▸ **Your goal**
Leave out the pictures; transcribe all else exactly.

▸ **Available data**
━━━━━━━━━━━━━━━━━━━━

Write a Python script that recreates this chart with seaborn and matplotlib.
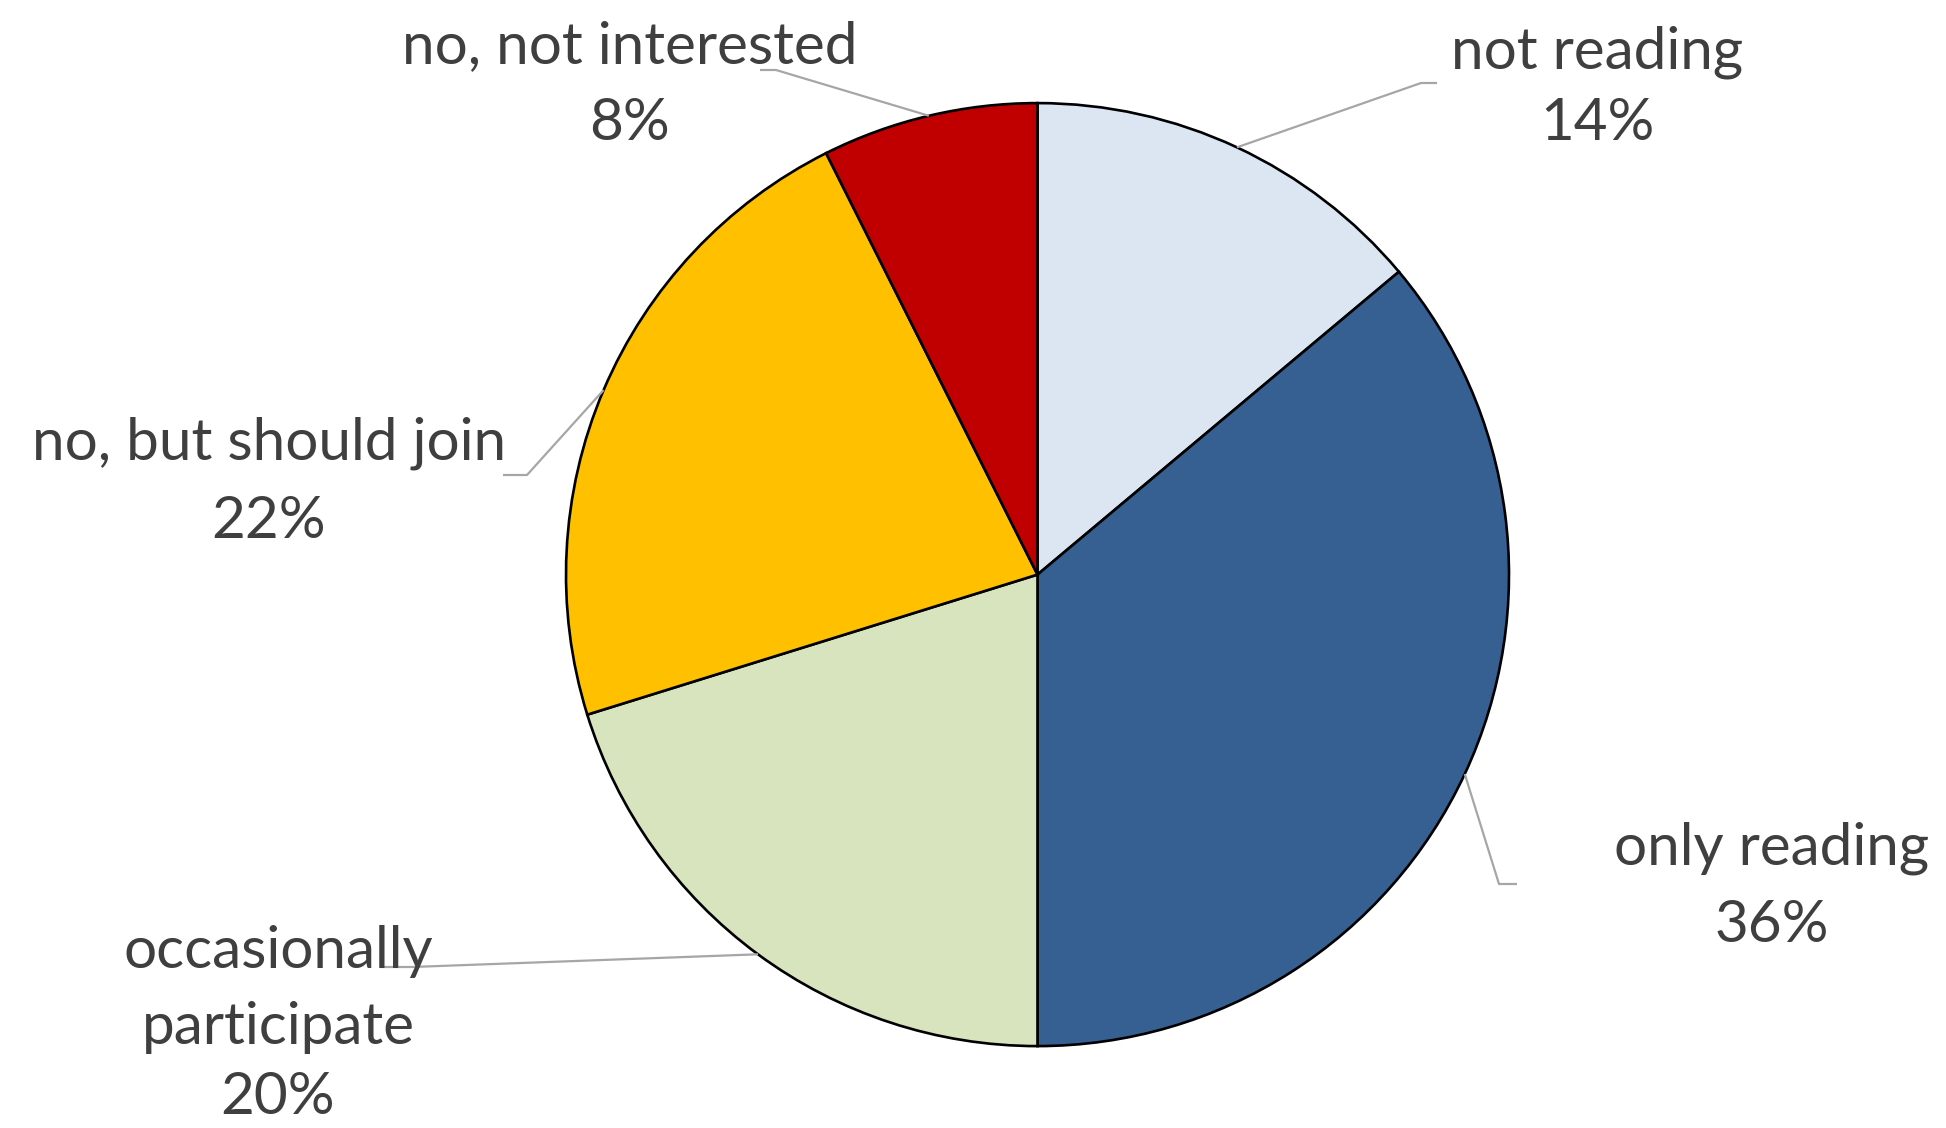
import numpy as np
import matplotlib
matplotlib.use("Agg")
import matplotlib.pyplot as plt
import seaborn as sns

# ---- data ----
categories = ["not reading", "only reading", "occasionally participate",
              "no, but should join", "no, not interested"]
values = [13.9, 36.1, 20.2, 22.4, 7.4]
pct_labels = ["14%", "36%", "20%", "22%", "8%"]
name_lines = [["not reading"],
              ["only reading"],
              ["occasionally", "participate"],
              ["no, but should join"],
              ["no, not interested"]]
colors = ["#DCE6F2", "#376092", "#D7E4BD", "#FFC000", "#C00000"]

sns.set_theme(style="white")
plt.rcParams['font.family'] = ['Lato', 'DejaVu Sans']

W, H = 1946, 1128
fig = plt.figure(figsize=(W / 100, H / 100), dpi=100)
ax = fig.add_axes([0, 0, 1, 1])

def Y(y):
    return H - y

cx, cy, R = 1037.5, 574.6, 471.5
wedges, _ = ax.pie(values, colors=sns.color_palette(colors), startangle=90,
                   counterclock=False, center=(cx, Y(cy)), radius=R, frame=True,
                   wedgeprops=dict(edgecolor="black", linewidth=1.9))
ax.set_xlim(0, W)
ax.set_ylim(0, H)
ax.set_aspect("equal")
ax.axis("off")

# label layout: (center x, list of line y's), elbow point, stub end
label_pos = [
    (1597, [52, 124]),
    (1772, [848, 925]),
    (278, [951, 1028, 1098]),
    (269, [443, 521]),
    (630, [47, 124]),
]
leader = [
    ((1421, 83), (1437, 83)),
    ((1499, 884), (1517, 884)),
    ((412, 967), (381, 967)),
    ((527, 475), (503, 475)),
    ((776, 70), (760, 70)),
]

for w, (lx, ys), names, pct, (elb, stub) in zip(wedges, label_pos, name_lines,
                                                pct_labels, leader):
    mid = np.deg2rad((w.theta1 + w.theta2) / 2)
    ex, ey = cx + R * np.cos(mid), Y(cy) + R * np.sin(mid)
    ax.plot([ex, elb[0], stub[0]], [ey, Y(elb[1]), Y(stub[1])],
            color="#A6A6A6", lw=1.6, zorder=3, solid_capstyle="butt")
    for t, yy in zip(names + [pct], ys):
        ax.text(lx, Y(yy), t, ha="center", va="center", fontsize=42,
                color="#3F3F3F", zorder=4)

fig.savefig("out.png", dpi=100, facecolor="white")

━━━━━━━━━━━━━━━━━━━━

▸ **Result for this task**
Write a Python script that recreates this chart with seaborn and matplotlib.
import numpy as np
import matplotlib
matplotlib.use("Agg")
import matplotlib.pyplot as plt
import seaborn as sns

# ---- data ----
categories = ["not reading", "only reading", "occasionally participate",
              "no, but should join", "no, not interested"]
values = [13.9, 36.1, 20.2, 22.4, 7.4]
pct_labels = ["14%", "36%", "20%", "22%", "8%"]
name_lines = [["not reading"],
              ["only reading"],
              ["occasionally", "participate"],
              ["no, but should join"],
              ["no, not interested"]]
colors = ["#DCE6F2", "#376092", "#D7E4BD", "#FFC000", "#C00000"]

sns.set_theme(style="white")
plt.rcParams['font.family'] = ['Lato', 'DejaVu Sans']

W, H = 1946, 1128
fig = plt.figure(figsize=(W / 100, H / 100), dpi=100)
ax = fig.add_axes([0, 0, 1, 1])

def Y(y):
    return H - y

cx, cy, R = 1037.5, 574.6, 471.5
wedges, _ = ax.pie(values, colors=sns.color_palette(colors), startangle=90,
                   counterclock=False, center=(cx, Y(cy)), radius=R, frame=True,
                   wedgeprops=dict(edgecolor="black", linewidth=1.9))
ax.set_xlim(0, W)
ax.set_ylim(0, H)
ax.set_aspect("equal")
ax.axis("off")

# label layout: (center x, list of line y's), elbow point, stub end
label_pos = [
    (1597, [52, 124]),
    (1772, [848, 925]),
    (278, [951, 1028, 1098]),
    (269, [443, 521]),
    (630, [47, 124]),
]
leader = [
    ((1421, 83), (1437, 83)),
    ((1499, 884), (1517, 884)),
    ((412, 967), (381, 967)),
    ((527, 475), (503, 475)),
    ((776, 70), (760, 70)),
]

for w, (lx, ys), names, pct, (elb, stub) in zip(wedges, label_pos, name_lines,
                                                pct_labels, leader):
    mid = np.deg2rad((w.theta1 + w.theta2) / 2)
    ex, ey = cx + R * np.cos(mid), Y(cy) + R * np.sin(mid)
    ax.plot([ex, elb[0], stub[0]], [ey, Y(elb[1]), Y(stub[1])],
            color="#A6A6A6", lw=1.6, zorder=3, solid_capstyle="butt")
    for t, yy in zip(names + [pct], ys):
        ax.text(lx, Y(yy), t, ha="center", va="center", fontsize=42,
                color="#3F3F3F", zorder=4)

fig.savefig("out.png", dpi=100, facecolor="white")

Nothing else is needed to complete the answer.